MUMBAI (Reuters) - Indian stocks swung between small gains and losses on Thursday, as December derivatives contracts headed towards a close, but were on track to post their first yearly decline since 2011.
The Nifty and Sensex were set to chalk up losses of between 4.5 percent and 5.5 percent for 2015 after three consecutive years of gains.
Analysts however feel there have been several positives for Indian equities despite the decline in the frontline indexes.
Local fund managers, flush with cash from strong mutual fund inflows this year, have used every dip in the market to buy more stocks.
"There is a revival of confidence in the market. Despite the market not remaining on the higher side, local investors have been pouring money into the market," said Deven Choksey, managing director at KR Choksey Securities.
Revival in corporate earnings, a stable monsoon after two successive drought years and progress on tax reforms will be key domestic triggers for the markets in 2016.
The Nifty was 0.15 percent higher while the Sensex gained marginally to trade up 0.11 percent at 12:55 p.m. on Thursday.

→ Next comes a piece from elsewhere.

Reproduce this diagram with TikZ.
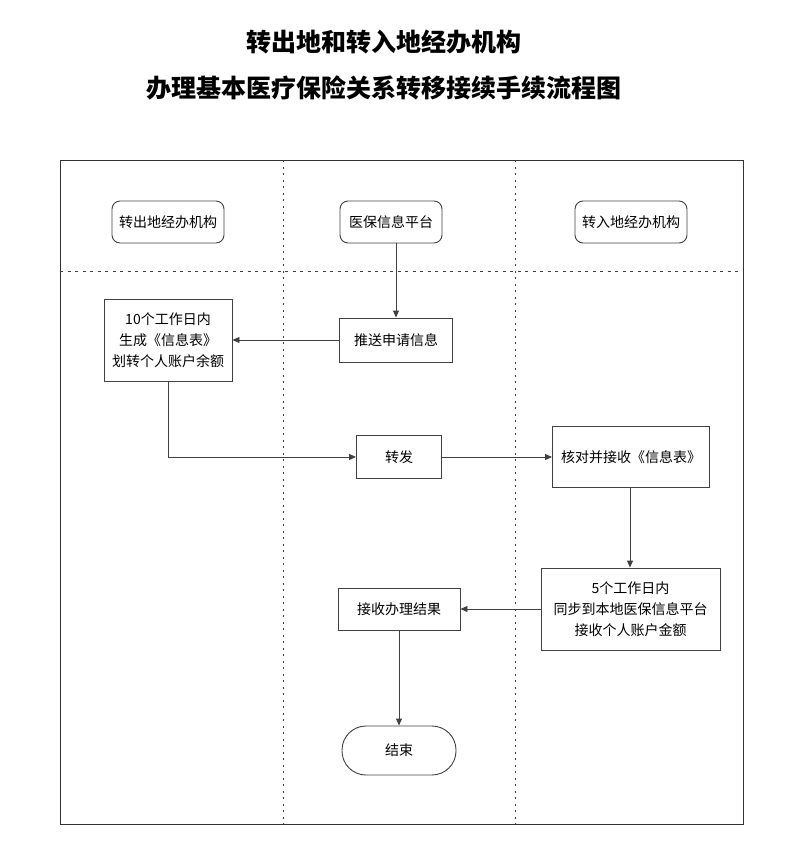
\documentclass[tikz,border=0pt]{standalone}
\usepackage{fontspec}
\newfontfamily\cjk{Noto Sans CJK SC}
\usetikzlibrary{positioning,arrows.meta}

\begin{document}
\begin{tikzpicture}[x=1pt,y=-1pt,
	font=\cjk\fontsize{14}{21}\selectfont, line width=0.9pt, draw=black!75,
	box/.style={draw=black!75, align=center, inner sep=0pt},
	head/.style={box, rounded corners=8pt, minimum width=112pt, minimum height=42pt},
	flow/.style={-{Triangle[length=7pt,width=6pt]}, draw=black!75}]
	\useasboundingbox (0,0) rectangle (812,855);
	% title
	\node (t1) at (384,42) {\fontsize{25}{30}\selectfont\bfseries 转出地和转入地经办机构};
	\node (t2) at (384,88) {\fontsize{25}{30}\selectfont\bfseries 办理基本医疗保险关系转移接续手续流程图};
	% lanes
	\draw[black!80] (60,160) rectangle (743,824);
	\draw[black!75, dash pattern=on 2pt off 4.5pt] (283,160)--(283,824);
	\draw[black!75, dash pattern=on 2pt off 4.5pt] (515,160)--(515,824);
	\draw[black!75, dash pattern=on 3pt off 4.5pt] (60,271)--(743,271);
	% headers
	\node[head] (hout) at (168,222) {转出地经办机构};
	\node[head, minimum width=102pt] (hpf) at (391,222) {医保信息平台};
	\node[head] (hin) at (631,222) {转入地经办机构};
	% steps
	\node[box, minimum width=113pt, minimum height=44pt] (push) at (396,340) {推送申请信息};
	\node[box, minimum width=128pt, minimum height=82pt] (gen) at (168,340) {10个工作日内\\生成《信息表》\\划转个人账户余额};
	\node[box, minimum width=85pt, minimum height=43pt] (fwd) at (399,457) {转发};
	\node[box, minimum width=157pt, minimum height=61pt] (check) at (631,457) {核对并接收《信息表》};
	\node[box, minimum width=179pt, minimum height=82pt] (sync) at (630.5,609) {5个工作日内\\同步到本地医保信息平台\\接收个人账户金额};
	\node[box, minimum width=122pt, minimum height=42pt] (recv) at (399,609) {接收办理结果};
	\node[box, rounded corners=24pt, minimum width=114pt, minimum height=49pt] (endn) at (399,750.5) {结束};
	% connectors
	\draw[flow] (push.north |- hpf.south) -- (push.north);
	\draw[flow] (push.west) -- (gen.east);
	\draw[flow] (gen.south) |- (fwd.west);
	\draw[flow] (fwd.east) -- (check.west);
	\draw[flow] (check.south -| 630,0) -- (sync.north -| 630,0);
	\draw[flow] (sync.west) -- (recv.east);
	\draw[flow] (recv.south) -- (endn.north);
\end{tikzpicture}
\end{document}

Gains in financial and IT stocks marginally edged out losses in consumer, industrials and healthcare shares.
Cadila Healthcare fell as much as 17 percent after the drugmaker said it received a U.S. Food and Drug Administration warning for violating manufacturing standards at two of its production facilities.
Jet Airways rose more than 5 percent while Godrej Consumer Products Ltd gained more than 2 percent after they were included in the NSE derivatives markets.